* Begin GIVEN INFORMATION *

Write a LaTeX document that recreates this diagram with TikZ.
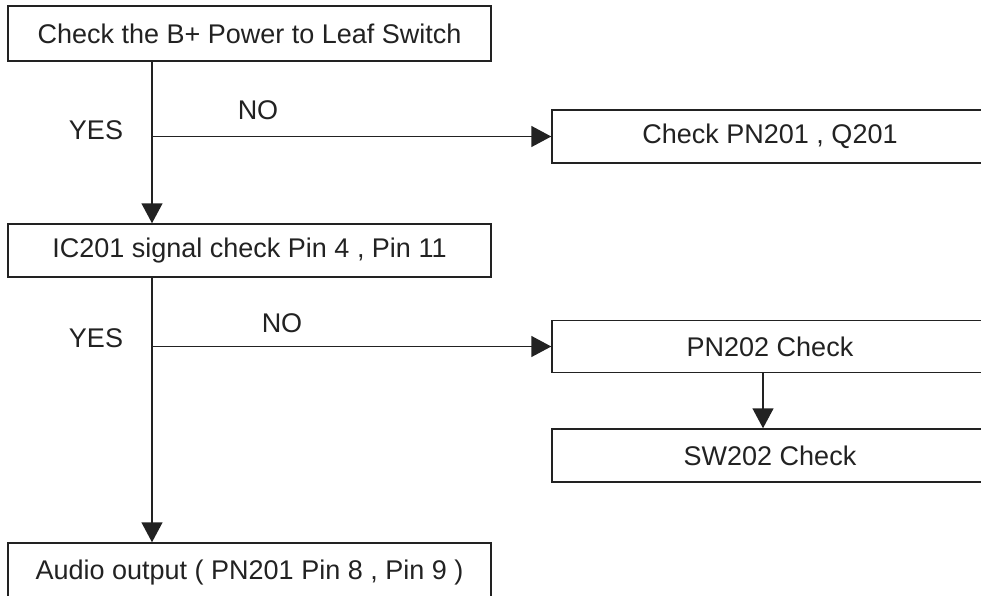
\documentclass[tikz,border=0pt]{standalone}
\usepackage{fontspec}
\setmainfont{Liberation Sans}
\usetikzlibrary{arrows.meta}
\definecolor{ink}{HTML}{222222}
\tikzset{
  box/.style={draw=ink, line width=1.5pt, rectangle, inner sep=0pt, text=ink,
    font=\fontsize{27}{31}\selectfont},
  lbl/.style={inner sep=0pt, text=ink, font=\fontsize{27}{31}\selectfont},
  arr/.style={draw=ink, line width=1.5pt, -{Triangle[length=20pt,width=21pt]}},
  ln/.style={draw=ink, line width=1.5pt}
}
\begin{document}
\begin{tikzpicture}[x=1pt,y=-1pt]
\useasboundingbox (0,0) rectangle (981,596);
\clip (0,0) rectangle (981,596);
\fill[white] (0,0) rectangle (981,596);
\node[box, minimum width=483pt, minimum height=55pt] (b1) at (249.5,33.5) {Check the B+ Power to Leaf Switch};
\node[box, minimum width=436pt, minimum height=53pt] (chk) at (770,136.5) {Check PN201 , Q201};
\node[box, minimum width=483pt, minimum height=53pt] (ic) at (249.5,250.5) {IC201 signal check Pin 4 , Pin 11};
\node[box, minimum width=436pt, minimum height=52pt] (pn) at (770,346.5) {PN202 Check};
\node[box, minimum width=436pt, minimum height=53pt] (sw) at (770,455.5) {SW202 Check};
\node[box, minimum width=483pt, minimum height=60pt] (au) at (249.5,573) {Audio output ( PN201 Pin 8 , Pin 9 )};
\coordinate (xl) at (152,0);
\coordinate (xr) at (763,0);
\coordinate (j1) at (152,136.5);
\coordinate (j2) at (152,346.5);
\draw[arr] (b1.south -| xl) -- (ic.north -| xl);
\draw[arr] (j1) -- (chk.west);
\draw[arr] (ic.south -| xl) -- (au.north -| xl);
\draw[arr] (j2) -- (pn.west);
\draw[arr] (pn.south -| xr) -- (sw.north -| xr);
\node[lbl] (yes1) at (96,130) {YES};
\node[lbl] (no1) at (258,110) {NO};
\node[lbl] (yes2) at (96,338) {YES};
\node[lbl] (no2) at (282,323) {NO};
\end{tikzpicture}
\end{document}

* End GIVEN INFORMATION *

WHAT THIS TASK INVOLVES: Repeat the listing verbatim. Skip the pictures.

SOLUTION TO THIS PROBLEM:
Write a LaTeX document that recreates this diagram with TikZ.
\documentclass[tikz,border=0pt]{standalone}
\usepackage{fontspec}
\setmainfont{Liberation Sans}
\usetikzlibrary{arrows.meta}
\definecolor{ink}{HTML}{222222}
\tikzset{
  box/.style={draw=ink, line width=1.5pt, rectangle, inner sep=0pt, text=ink,
    font=\fontsize{27}{31}\selectfont},
  lbl/.style={inner sep=0pt, text=ink, font=\fontsize{27}{31}\selectfont},
  arr/.style={draw=ink, line width=1.5pt, -{Triangle[length=20pt,width=21pt]}},
  ln/.style={draw=ink, line width=1.5pt}
}
\begin{document}
\begin{tikzpicture}[x=1pt,y=-1pt]
\useasboundingbox (0,0) rectangle (981,596);
\clip (0,0) rectangle (981,596);
\fill[white] (0,0) rectangle (981,596);
\node[box, minimum width=483pt, minimum height=55pt] (b1) at (249.5,33.5) {Check the B+ Power to Leaf Switch};
\node[box, minimum width=436pt, minimum height=53pt] (chk) at (770,136.5) {Check PN201 , Q201};
\node[box, minimum width=483pt, minimum height=53pt] (ic) at (249.5,250.5) {IC201 signal check Pin 4 , Pin 11};
\node[box, minimum width=436pt, minimum height=52pt] (pn) at (770,346.5) {PN202 Check};
\node[box, minimum width=436pt, minimum height=53pt] (sw) at (770,455.5) {SW202 Check};
\node[box, minimum width=483pt, minimum height=60pt] (au) at (249.5,573) {Audio output ( PN201 Pin 8 , Pin 9 )};
\coordinate (xl) at (152,0);
\coordinate (xr) at (763,0);
\coordinate (j1) at (152,136.5);
\coordinate (j2) at (152,346.5);
\draw[arr] (b1.south -| xl) -- (ic.north -| xl);
\draw[arr] (j1) -- (chk.west);
\draw[arr] (ic.south -| xl) -- (au.north -| xl);
\draw[arr] (j2) -- (pn.west);
\draw[arr] (pn.south -| xr) -- (sw.north -| xr);
\node[lbl] (yes1) at (96,130) {YES};
\node[lbl] (no1) at (258,110) {NO};
\node[lbl] (yes2) at (96,338) {YES};
\node[lbl] (no2) at (282,323) {NO};
\end{tikzpicture}
\end{document}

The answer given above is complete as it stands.